Zum Kontrast in Farbe: Zerstörerischer Clown in der Bildserie von Heji Shin. (Foto: Courtesy of Heji Shin and Reena Spaulings NY/LA)

Unterbrochen wurde der allzu routinierte Alltag der Messe und ihrer Satelliten glücklicherweise durch Initiativen am Rand der Veranstaltung. Für notwendige Aufregung sorgte die Premiere des "Basel Social Club", organisiert von Baseler Künstlern, Kuratoren und Galeristen: In einer schön abgerockten, leer stehenden Villa aus den 1930er-Jahren im grünen Stadtteil Bruderholz installierten sie eine großartig inszenierte Ausstellung mit Kunstwerken von mehr als fünfzig Künstlerinnen und Künstlern . Flankiert von einem Performance-Programm, einem temporären Restaurant und einer Cocktailbar. So soll das Gespräch der Szene in inspirierender Atmosphäre nach der Pandemiepause wieder in Gang kommen. Ob es diesen "Social Club" nächstes Jahr wieder geben wird, ließ Claude Freymond-Guth, einer der Co-Initiatoren, offen.

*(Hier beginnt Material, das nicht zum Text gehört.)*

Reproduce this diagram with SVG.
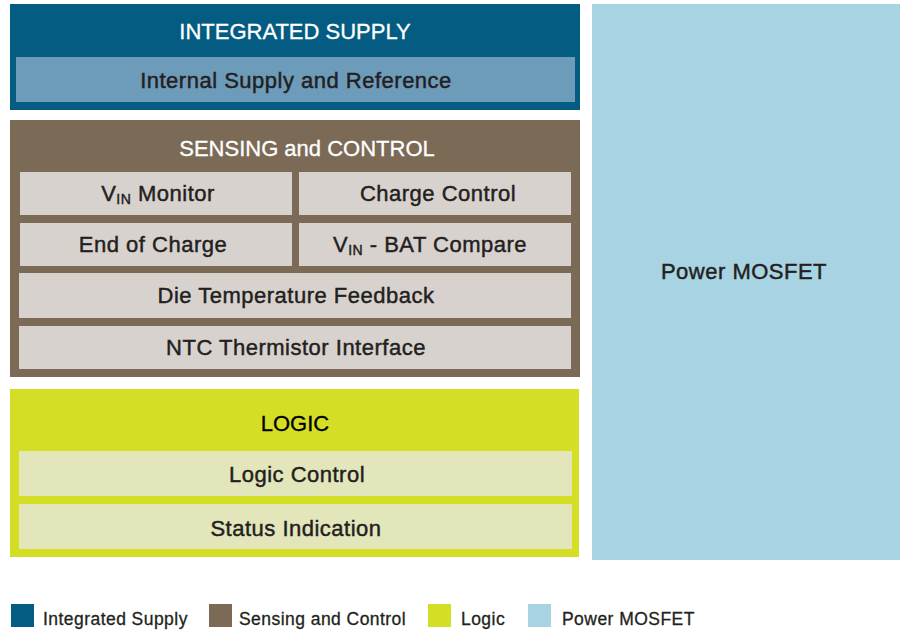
<svg xmlns="http://www.w3.org/2000/svg" width="901" height="630" viewBox="0 0 901 630">
<style>
text{font-family:"Liberation Sans",Arial,sans-serif;text-anchor:middle}
.title{font-size:22px;fill:#ffffff;stroke:#ffffff;stroke-width:0.3px}
.lbl{font-size:22px;fill:#231f20;stroke:#231f20;stroke-width:0.45px;letter-spacing:0.5px}
.sub{font-size:14px}
.leg{font-size:17.5px;fill:#231f20;stroke:#231f20;stroke-width:0.3px;text-anchor:start;letter-spacing:0.45px}
.sc{fill:#d8d2cf}
.lc{fill:#e3e6ba}
</style>
<rect width="901" height="630" fill="#ffffff"/>
<g id="integrated-supply">
<rect x="10" y="4" width="570" height="106" fill="#055c82"/>
<text class="title" x="295" y="39">INTEGRATED SUPPLY</text>
</g>
<g id="internal-supply">
<rect x="16" y="57" width="559" height="45" fill="#6d9bba"/>
<text class="lbl" x="296" y="88">Internal Supply and Reference</text>
</g>
<g id="power-mosfet">
<rect x="592" y="4" width="308" height="556" fill="#a8d3e2"/>
<text class="lbl" x="744" y="279">Power MOSFET</text>
</g>
<g id="sensing-control">
<rect x="10" y="120" width="570" height="257" fill="#7b6a55"/>
<text class="title" x="307" y="156">SENSING and CONTROL</text>
</g>
<g id="vin-monitor">
<rect class="sc" x="20" y="172" width="272" height="43"/>
<text class="lbl" x="158" y="201">V<tspan class="sub" dy="3">IN</tspan><tspan dy="-3"> Monitor</tspan></text>
</g>
<g id="charge-control">
<rect class="sc" x="299" y="172" width="272" height="43"/>
<text class="lbl" x="438" y="201">Charge Control</text>
</g>
<g id="end-of-charge">
<rect class="sc" x="20" y="223" width="272" height="43"/>
<text class="lbl" x="153" y="252">End of Charge</text>
</g>
<g id="vin-bat-compare">
<rect class="sc" x="299" y="223" width="272" height="43"/>
<text class="lbl" x="430" y="252">V<tspan class="sub" dy="3">IN</tspan><tspan dy="-3"> - BAT Compare</tspan></text>
</g>
<g id="die-temperature">
<rect class="sc" x="19" y="273" width="552" height="45"/>
<text class="lbl" x="296" y="303">Die Temperature Feedback</text>
</g>
<g id="ntc-thermistor">
<rect class="sc" x="19" y="326" width="552" height="43"/>
<text class="lbl" x="296" y="355">NTC Thermistor Interface</text>
</g>
<g id="logic">
<rect x="10" y="389" width="569" height="168" fill="#d4de25"/>
<text class="title" x="295" y="431" style="fill:#000000;stroke:#000000">LOGIC</text>
</g>
<g id="logic-control">
<rect class="lc" x="19" y="451" width="553" height="45"/>
<text class="lbl" x="297" y="482">Logic Control</text>
</g>
<g id="status-indication">
<rect class="lc" x="19" y="504" width="553" height="45"/>
<text class="lbl" x="296" y="536">Status Indication</text>
</g>
<g id="connectors"></g>
<g id="legend">
<rect x="11" y="604" width="23" height="23" fill="#055c82"/>
<text class="leg" x="43" y="625">Integrated Supply</text>
<rect x="209" y="604" width="23" height="23" fill="#7b6a55"/>
<text class="leg" x="239" y="625">Sensing and Control</text>
<rect x="428" y="604" width="23" height="23" fill="#d4de25"/>
<text class="leg" x="461" y="625">Logic</text>
<rect x="528" y="604" width="23" height="23" fill="#a8d3e2"/>
<text class="leg" x="562" y="625">Power MOSFET</text>
</g>
</svg>
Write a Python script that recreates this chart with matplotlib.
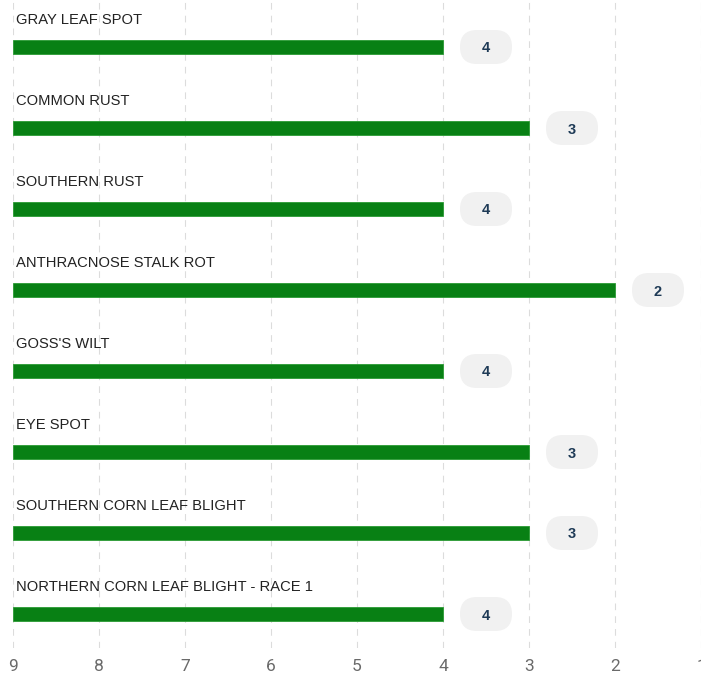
import matplotlib
matplotlib.use("Agg")
import matplotlib.pyplot as plt
import matplotlib.transforms as mtransforms
from matplotlib.patches import FancyBboxPatch

diseases = ["GRAY LEAF SPOT", "COMMON RUST", "SOUTHERN RUST", "ANTHRACNOSE STALK ROT",
            "GOSS'S WILT", "EYE SPOT", "SOUTHERN CORN LEAF BLIGHT",
            "NORTHERN CORN LEAF BLIGHT - RACE 1"]
ratings = [4, 3, 4, 2, 4, 3, 3, 4]
ticks = [9, 8, 7, 6, 5, 4, 3, 2, 1]

W, H, DPI = 701, 675, 100
fig = plt.figure(figsize=(W / DPI, H / DPI), dpi=DPI)
ax_left, ax_right = 13 / W, 1.0
ax_bottom = 648
ax = fig.add_axes([ax_left, 1 - ax_bottom / H, ax_right - ax_left, ax_bottom / H])

px_per_row = 81
first_center = 47
ytop = -first_center / px_per_row
ybot = (ax_bottom - first_center) / px_per_row
ax.set_xlim(9, 1)
ax.set_ylim(ybot, ytop)

green = "#088014"
for i, (name, v) in enumerate(zip(diseases, ratings)):
    ax.barh(i, 9 - v, left=v, height=14 / px_per_row, color=green,
            edgecolor="#2a9a33", linewidth=0.6, zorder=3)
    ax.text(9, i - 28 / px_per_row, name, ha="left", va="center",
            fontsize=10.6, color="#222222", family="Liberation Sans",
            transform=ax.transData + mtransforms.ScaledTranslation(3 / DPI, -1 / DPI, fig.dpi_scale_trans),
            zorder=4)
    cx = v - 0.5
    tr = fig.dpi_scale_trans + mtransforms.ScaledTranslation(cx, i, ax.transData)
    badge = FancyBboxPatch((-0.26, -0.17), 0.52, 0.34,
                           boxstyle="round,pad=0,rounding_size=0.17",
                           transform=tr, facecolor="#f1f1f1", edgecolor="none",
                           zorder=3)
    ax.add_patch(badge)
    ax.text(cx, i, str(v), ha="center", va="center_baseline", fontsize=10.5,
            fontweight="bold", color="#1e3a56", family="Liberation Sans", zorder=4)

ax.set_xticks(ticks)
ax.set_xticklabels([str(t) for t in ticks])
ax.set_yticks([])
ax.tick_params(axis="x", length=0, pad=8, labelsize=12.5, labelcolor="#6a6a6a")
for lab in ax.get_xticklabels():
    lab.set_family("Roboto")
for s in ax.spines.values():
    s.set_visible(False)
ax.xaxis.grid(True, color="#dcdcdc", linestyle=(0, (6, 5.5)), linewidth=0.8, zorder=0)
ax.set_axisbelow(True)
ax.patch.set_alpha(0)

fig.savefig("out.png", dpi=DPI)
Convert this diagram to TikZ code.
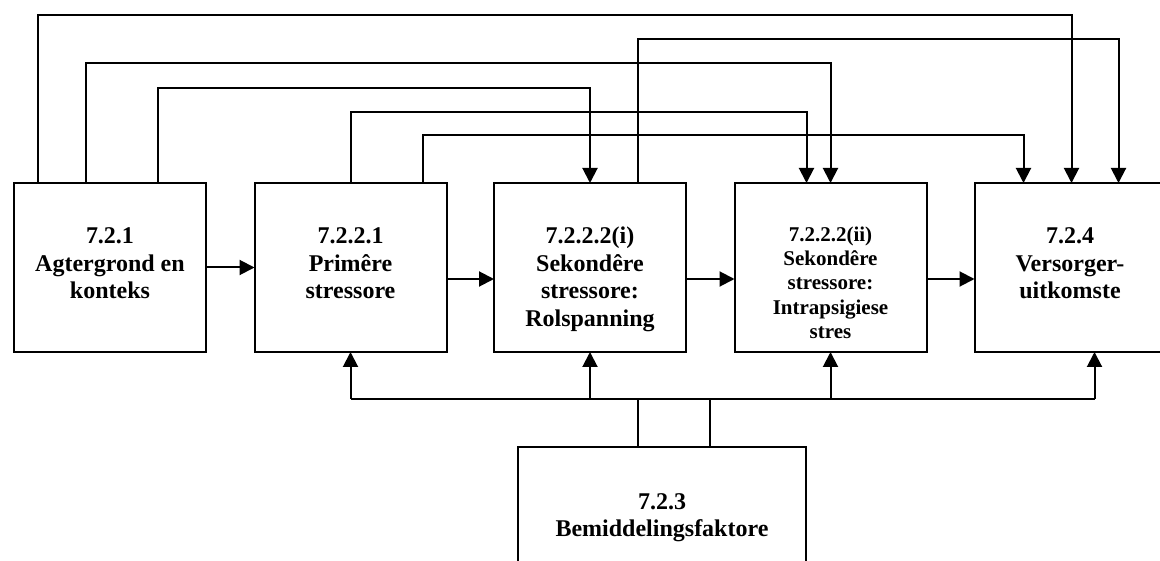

Eindrucksvoll war schließlich auch der Auftritt des russischen Performance-Kollektivs Pussy Riot am Dienstagabend in einem Basler Club. Vor ausverkauftem Saal wetterten die Künstlerinnen-Aktivistinnen eine Stunde lang gegen Geheimdienstbrutalität, die politische Justiz und die zerstörerische Macht der russisch-orthodoxen Kirche. Gründungsmitglied Maria Aljochina, vor ein paar Wochen aus Russland geflohen, rief nach dem Konzert das Publikum auf, sich aktiv gegen den Krieg und für einen Lieferstopp von russischem Öl und Gas zu engagieren: "Geht auf die Straße! Macht euren Politikern Druck!"